Ginzburg-Landau model with small pinning domains

TL;DR

This paper analyzes how small impurity regions in a superconductor influence vortex positions in the Ginzburg-Landau model, showing vortices tend to localize within pinning domains and are governed by a local energy minimization.

Contribution

It introduces a detailed analysis of vortex pinning in the Ginzburg-Landau model with small impurity domains, linking vortex locations to a finite-dimensional energy minimization problem.

Findings

Vortices are confined within pinning domains for small v.

Vortex degrees are equal to 1 inside pinning domains.
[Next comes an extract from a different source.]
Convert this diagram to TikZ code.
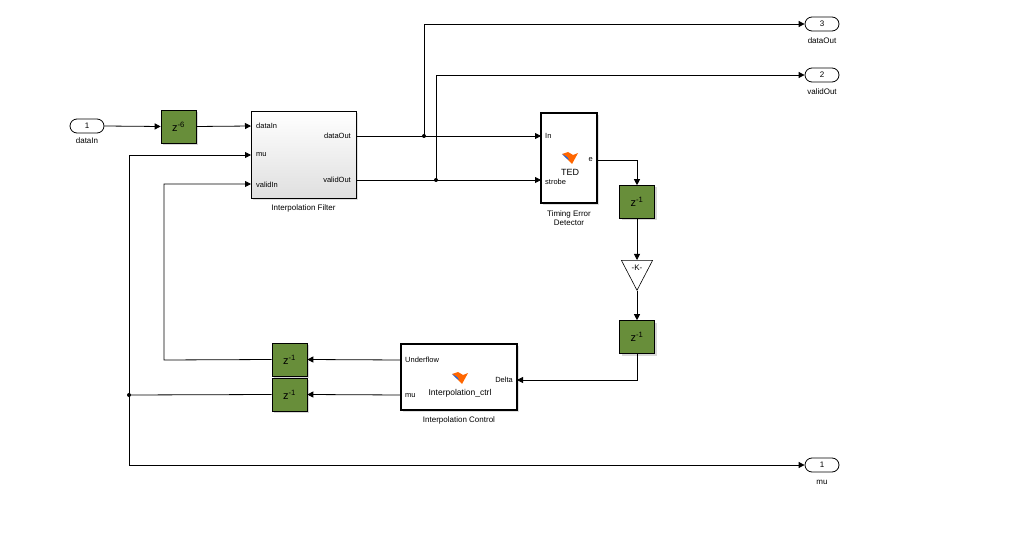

Vortex positions are determined by a local renormalized energy.

Abstract

We consider a Ginzburg-Landau type energy with a piecewise constant pinning term $a$ in the potential $(a^2 - |u|^2)^2$. The function $a$ is different from 1 only on finitely many disjoint domains, called the {\it pinning domains}. These pinning domains model small impurities in a homogeneous superconductor and shrink to single points in the limit $\v\to0$; here, $\v$ is the inverse of the Ginzburg-Landau parameter. We study the energy minimization in a smooth simply connected domain $\Omega \subset \mathbb{C}$ with Dirichlet boundary condition $g$ on $\d \O$, with topological degree ${\rm deg}_{\d \O} (g) = d >0$. Our main result is that, for small $\v$, minimizers have $d$ distinct zeros (vortices) which are inside the pinning domains and they have a degree equal to 1. The question of finding the locations of the pinning domains with vortices is reduced to a discrete minimization problem for a finite-dimensional functional of renormalized energy. We also find the position of the vortices inside the pinning domains and show that, asymptotically, this position is determined by {\it local renormalized energy} which does not depend on the external boundary conditions.